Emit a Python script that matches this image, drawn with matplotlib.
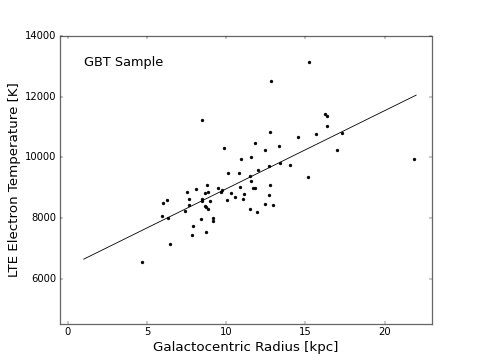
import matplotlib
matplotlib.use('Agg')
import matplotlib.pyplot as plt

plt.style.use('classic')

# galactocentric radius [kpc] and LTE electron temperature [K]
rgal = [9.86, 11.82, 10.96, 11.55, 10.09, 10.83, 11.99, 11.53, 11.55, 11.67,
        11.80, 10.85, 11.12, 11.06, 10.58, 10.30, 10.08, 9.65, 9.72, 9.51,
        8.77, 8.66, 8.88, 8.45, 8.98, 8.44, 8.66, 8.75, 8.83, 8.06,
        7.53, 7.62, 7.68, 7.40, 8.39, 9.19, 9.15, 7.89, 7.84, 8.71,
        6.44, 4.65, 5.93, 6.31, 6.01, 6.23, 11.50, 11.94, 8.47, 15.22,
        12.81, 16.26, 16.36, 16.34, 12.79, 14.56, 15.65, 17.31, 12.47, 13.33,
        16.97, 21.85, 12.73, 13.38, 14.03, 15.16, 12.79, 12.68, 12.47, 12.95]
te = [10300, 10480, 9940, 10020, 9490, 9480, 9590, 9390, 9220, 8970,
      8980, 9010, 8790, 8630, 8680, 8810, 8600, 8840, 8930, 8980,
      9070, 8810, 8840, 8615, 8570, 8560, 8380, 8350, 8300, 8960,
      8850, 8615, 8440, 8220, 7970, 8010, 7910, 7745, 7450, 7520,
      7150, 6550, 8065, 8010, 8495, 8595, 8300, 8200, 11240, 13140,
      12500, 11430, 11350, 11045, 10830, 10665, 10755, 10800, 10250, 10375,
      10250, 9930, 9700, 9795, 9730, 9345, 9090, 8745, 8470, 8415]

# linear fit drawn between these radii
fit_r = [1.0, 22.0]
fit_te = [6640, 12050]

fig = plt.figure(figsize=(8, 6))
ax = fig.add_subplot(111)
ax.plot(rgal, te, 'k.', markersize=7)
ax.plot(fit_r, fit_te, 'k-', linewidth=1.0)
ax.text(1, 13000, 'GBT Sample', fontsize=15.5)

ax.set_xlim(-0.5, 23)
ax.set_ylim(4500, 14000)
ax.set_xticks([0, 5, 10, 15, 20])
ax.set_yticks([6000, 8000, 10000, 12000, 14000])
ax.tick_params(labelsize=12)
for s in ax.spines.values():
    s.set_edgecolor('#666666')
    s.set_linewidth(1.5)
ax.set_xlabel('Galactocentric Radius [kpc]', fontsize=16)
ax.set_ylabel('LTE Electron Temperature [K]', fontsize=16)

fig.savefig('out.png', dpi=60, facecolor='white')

* * * * * * * * *

WORK REQUIRED: In the data above, please extract the lines from the first one through the line with "plt.style.use('classic')", exactly, and keep pictures out.

IN RESPONSE:
Emit a Python script that matches this image, drawn with matplotlib.
import matplotlib
matplotlib.use('Agg')
import matplotlib.pyplot as plt

plt.style.use('classic')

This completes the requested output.